How do I use a SERP analysis worksheet to improve an existing page instead of writing a new one?
Run the worksheet on the exact query your page already gets impressions for, then update in this order: title + first 120 words to match intent, missing subtopics to match the heading footprint, snippet-ready answers for common questions, and internal links from relevant pages. Measure movement in Search Console.
Do I need paid tools to build a worksheet that works?
No. Paid tools speed up collection, but the worksheet’s value is your judgment: intent classification, format mapping, and gap selection. A disciplined workflow beats a pricey subscription operated on autopilot.

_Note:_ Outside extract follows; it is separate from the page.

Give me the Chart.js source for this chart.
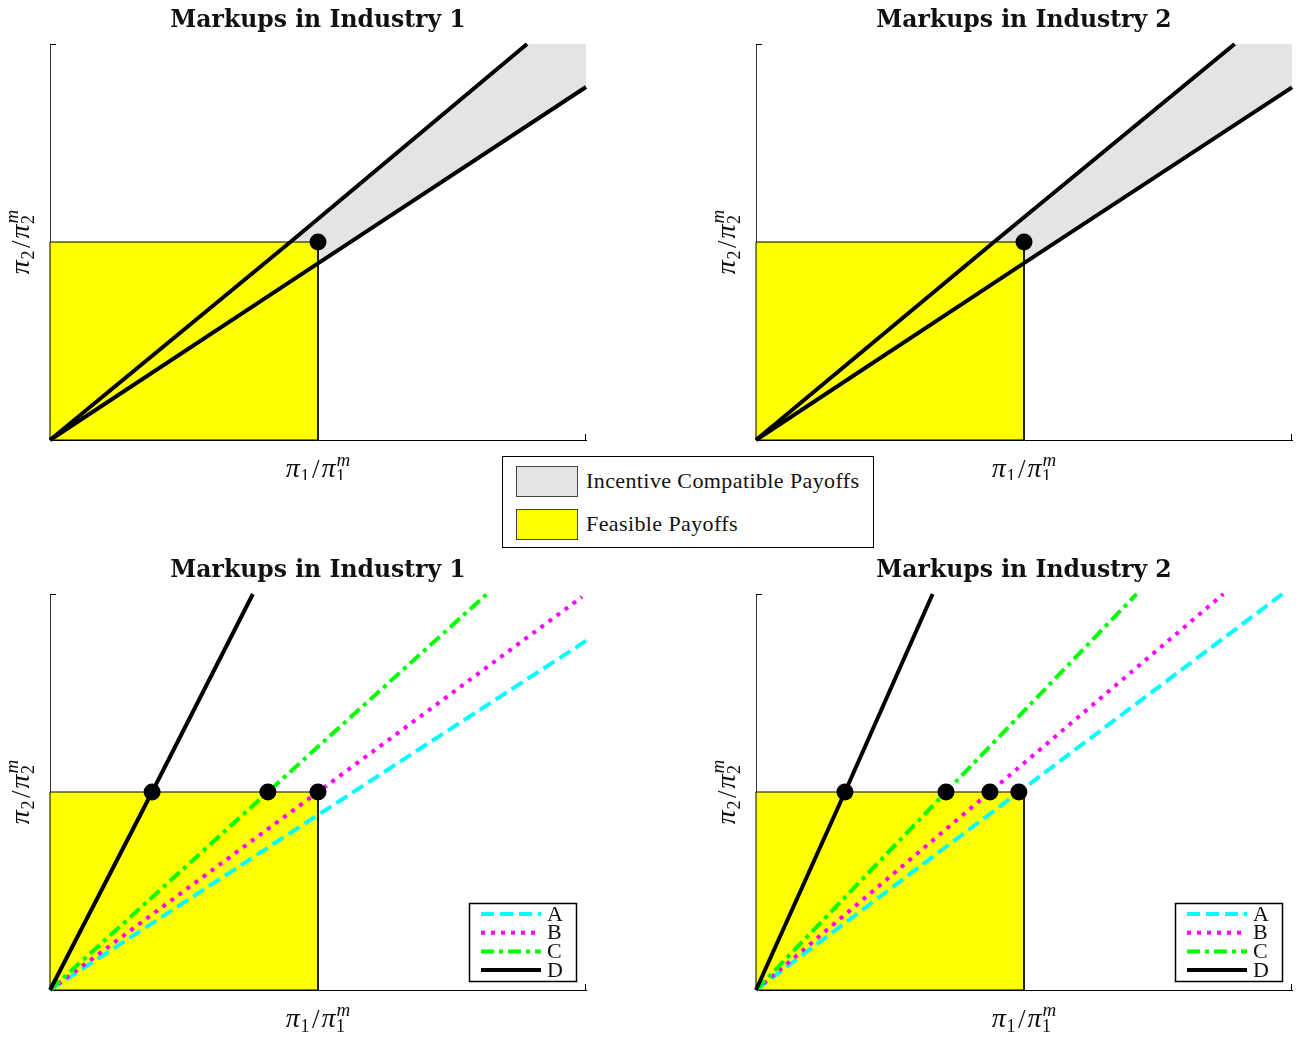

Helpful tools to run this process faster
These won’t replace thinking, but they’ll reduce friction—especially if you’re doing SERP analysis weekly and don’t want to spend your life in tab hell.
1) Keyword + SERP research notebook: keep your worksheet consistent across projects.
2) Dual monitor stand (seriously): one screen for the SERP, one for the worksheet. This is the cheapest productivity upgrade nobody wants to admit matters.
3) Screenshot tool or capture device: document SERP features, competitor patterns, and proof elements you’ll replicate (ethically) with your own data.
Exit strategy: the insider takeaway
Bottom line: the SERP is telling you what it wants—intent, format, and coverage—every single day. A SERP analysis worksheet is just you writing that message down, translating it into decisions, and shipping content that fits the slot.
Do this consistently and SEO stops feeling like roulette. It starts feeling like operations.
Now go publish something the SERP actually asked for. And if your “plan” is still just another spreadsheet you never use… congratulations, you’ve invented a very expensive form of procrastination.